Runs list with multiple runs selected for comparison
The compare page opens with all selected runs.

View modes

Two display modes available at the top:
ModeWhen to use
OverlayPut all runs on the same chart with different colors. Best for spotting differences quickly.
Side-by-sideEach run gets its own panel. Best for examining each one in detail.
Overlay comparison showing multiple PCA runs on the same scree plot

Comparing PCA runs

The compare page shows:
  • Metrics table: components, suggested count, variance at suggested, sample count, preprocessing, outliers
  • Scree plot: explained variance per component, one line per run
  • Scores plot: PC1 vs PC2 (configurable axes), all points coloured by run
  • Loadings plot: spectral loadings for the selected PC, one line per run
  • Outliers plot: T² vs Q residuals, all points overlaid
In side-by-side mode, the same plots appear once per run, with shared axes controls at the top so you can change the PC selection across all panels at once.
The fastest way to choose preprocessing: compare the scree plots of multiple runs. The pipeline that captures the most variance in the first few components is usually the best choice.

Comparing t-SNE runs

t-SNE compare shows each run’s 2D embedding. In overlay mode, all points appear on the same plot, coloured by run. This is rarely useful because t-SNE coordinates are not comparable between runs (different random initializations). In side-by-side mode, each run gets its own panel. This is the right way to compare t-SNE runs: look at the cluster structure of each map, ignore the absolute positions.
The compare page shows the warning: “t-SNE spaces are independent per run. Embeddings are not directly comparable.” This means cluster shapes matter, not coordinates.

Comparing K-Means runs

K-Means compare shows:
  • Metrics table: k, silhouette, inertia, sample count for each run
  • Cluster sizes: bar chart per run showing how samples split
Use this to find the value of k with the highest silhouette and balanced cluster sizes.

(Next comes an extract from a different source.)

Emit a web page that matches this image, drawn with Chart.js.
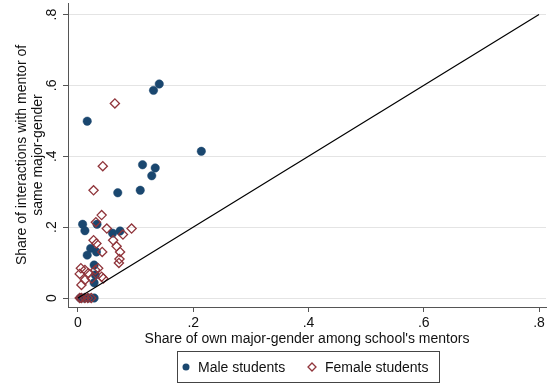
<!DOCTYPE html>
<html>
<head>
<meta charset="utf-8">
<script src="https://cdn.jsdelivr.net/npm/chart.js@4/dist/chart.umd.min.js"></script>
<style>
html,body{margin:0;padding:0;background:#fff;}
#wrap{width:547px;height:386px;}
</style>
</head>
<body>
<div id="wrap"><canvas id="c" width="547" height="386"></canvas></div>
<script>
// ---- data ----
const maleX = [0.016,0.131,0.141,0.214,0.112,0.134,0.128,0.108,0.069,0.008,0.012,0.033,0.060,0.073,0.022,0.016,0.032,0.028,0.030,0.028,0.004,0.010,0.019,0.028];
const maleY = [0.499,0.586,0.604,0.414,0.376,0.367,0.345,0.304,0.297,0.208,0.190,0.208,0.183,0.189,0.140,0.121,0.130,0.093,0.065,0.043,0.000,0.000,0.000,0.000];
const femaleX = [0.064,0.043,0.027,0.041,0.031,0.050,0.093,0.078,0.027,0.032,0.061,0.067,0.042,0.073,0.072,0.071,0.005,0.012,0.003,0.018,0.030,0.035,0.024,0.041,0.044,0.006,0.012,0.003,0.006,0.012,0.017,0.023];
const femaleY = [0.549,0.372,0.304,0.234,0.214,0.196,0.196,0.179,0.163,0.154,0.163,0.146,0.130,0.130,0.110,0.099,0.084,0.079,0.068,0.070,0.079,0.084,0.055,0.060,0.055,0.037,0.051,0.000,0.000,0.000,0.000,0.000];
const diagX = [0, 0.8];
const diagY = [0, 0.8];
const xTickValues = [0, 0.2, 0.4, 0.6, 0.8];
const xTickLabels = ['0', '.2', '.4', '.6', '.8'];
const yTickValues = [0, 0.2, 0.4, 0.6, 0.8];
const yTickLabels = ['0', '.2', '.4', '.6', '.8'];
const seriesLabels = ['Male students', 'Female students'];
const xTitle = "Share of own major-gender among school's mentors";
const yTitle = ['Share of interactions with mentor of', 'same major-gender'];

// ---- styles ----
const NAVY = '#1a476f';
const MAROON = '#90353b';
const FONT = 'Liberation Sans, Arial, Helvetica, sans-serif';
const pts = (xs, ys) => xs.map((x, i) => ({x: x, y: ys[i]}));

Chart.defaults.font.family = FONT;
Chart.defaults.color = '#111';

const yTickPlugin = {
  id: 'yTickLabels',
  afterDraw(chart) {
    const s = chart.scales.y;
    const ctx = chart.ctx;
    ctx.save();
    ctx.fillStyle = '#111';
    ctx.font = '14px ' + FONT;
    ctx.textAlign = 'center';
    ctx.textBaseline = 'middle';
    yTickValues.forEach((v, i) => {
      const py = s.getPixelForValue(v);
      ctx.save();
      ctx.translate(s.right - 16, py);
      ctx.rotate(-Math.PI / 2);
      ctx.fillText(yTickLabels[i], 0, 0);
      ctx.restore();
    });
    ctx.restore();
  }
};

const legendPlugin = {
  id: 'boxLegend',
  afterDraw(chart) {
    const ctx = chart.ctx;
    const ds = chart.data.datasets;
    const top = 351, h = 31, left = 177, w = 262;
    const cy = top + h / 2 + 0.5;
    ctx.save();
    ctx.strokeStyle = '#444';
    ctx.lineWidth = 1;
    ctx.strokeRect(left + 0.5, top + 0.5, w, h);
    ctx.font = '14px ' + FONT;
    ctx.textBaseline = 'middle';
    ctx.textAlign = 'left';
    ctx.fillStyle = '#111';
    ctx.beginPath();
    ctx.arc(186, cy, 3.5, 0, Math.PI * 2);
    ctx.fillStyle = ds[0].backgroundColor;
    ctx.fill();
    ctx.fillStyle = '#111';
    ctx.fillText(ds[0].label, 198, cy + 1);
    const fx = 312, r = 4;
    ctx.beginPath();
    ctx.moveTo(fx, cy - r); ctx.lineTo(fx + r, cy); ctx.lineTo(fx, cy + r); ctx.lineTo(fx - r, cy); ctx.closePath();
    ctx.strokeStyle = ds[1].borderColor;
    ctx.lineWidth = 1.3;
    ctx.stroke();
    ctx.fillStyle = '#111';
    ctx.fillText(ds[1].label, 325, cy + 1);
    ctx.restore();
  }
};

new Chart(document.getElementById('c'), {
  type: 'scatter',
  data: {
    datasets: [
      {
        label: seriesLabels[0],
        data: pts(maleX, maleY),
        pointStyle: 'circle',
        pointRadius: 4.2,
        backgroundColor: NAVY,
        borderColor: NAVY,
        borderWidth: 0.5,
        order: 2
      },
      {
        label: seriesLabels[1],
        data: pts(femaleX, femaleY),
        pointStyle: 'rectRot',
        pointRadius: 4.6,
        backgroundColor: 'rgba(0,0,0,0)',
        borderColor: MAROON,
        borderWidth: 1.3,
        order: 1
      },
      {
        type: 'line',
        label: 'diag',
        data: pts(diagX, diagY),
        borderColor: '#000',
        borderWidth: 1.2,
        pointRadius: 0,
        fill: false,
        order: 0
      }
    ]
  },
  options: {
    responsive: false,
    animation: false,
    devicePixelRatio: 1,
    layout: {autoPadding: false, padding: {top: 3, right: 1, left: 0, bottom: 0}},
    plugins: {legend: {display: false}, tooltip: {enabled: false}},
    scales: {
      x: {
        type: 'linear',
        min: -0.01735,
        max: 0.8121,
        afterBuildTicks: s => { s.ticks = xTickValues.map(v => ({value: v})); },
        afterFit: s => { s.height = 79; s.paddingLeft = 0; s.paddingRight = 0; },
        ticks: {
          callback: (v) => { const i = xTickValues.indexOf(v); return i >= 0 ? xTickLabels[i] : ''; },
          font: {size: 14},
          color: '#111',
          padding: 3,
          maxRotation: 0,
          autoSkip: false
        },
        grid: {drawOnChartArea: false, drawTicks: true, tickLength: 5, tickColor: '#555', lineWidth: 1},
        border: {display: true, color: '#555', width: 1},
        title: {display: true, text: xTitle, font: {size: 14}, color: '#111', padding: {top: 0, bottom: 38.6}}
      },
      y: {
        type: 'linear',
        min: -0.0254,
        max: 0.8326,
        afterBuildTicks: s => { s.ticks = yTickValues.map(v => ({value: v})); },
        afterFit: s => { s.width = 68; s.paddingTop = 0; s.paddingBottom = 0; },
        ticks: {display: false},
        grid: {drawOnChartArea: true, color: '#e4e4e4', lineWidth: 1, drawTicks: true, tickLength: 5, tickColor: '#555'},
        border: {display: true, color: '#555', width: 1},
        title: {display: true, text: yTitle, font: {size: 14, lineHeight: 1.143}, color: '#111', padding: {top: 14, bottom: 0}}
      }
    }
  },
  plugins: [yTickPlugin, legendPlugin]
});
</script>
</body>
</html>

Tips for effective comparison

Compare runs that differ in only one thing. If you change preprocessing AND method between runs, you can’t tell which change caused the difference. Make one change at a time.
Keep at most 4 runs in a comparison. More than that becomes hard to read in overlay mode.
Promote a winning run. Once you find the best preprocessing pipeline, use it as the starting point for your supervised experiments.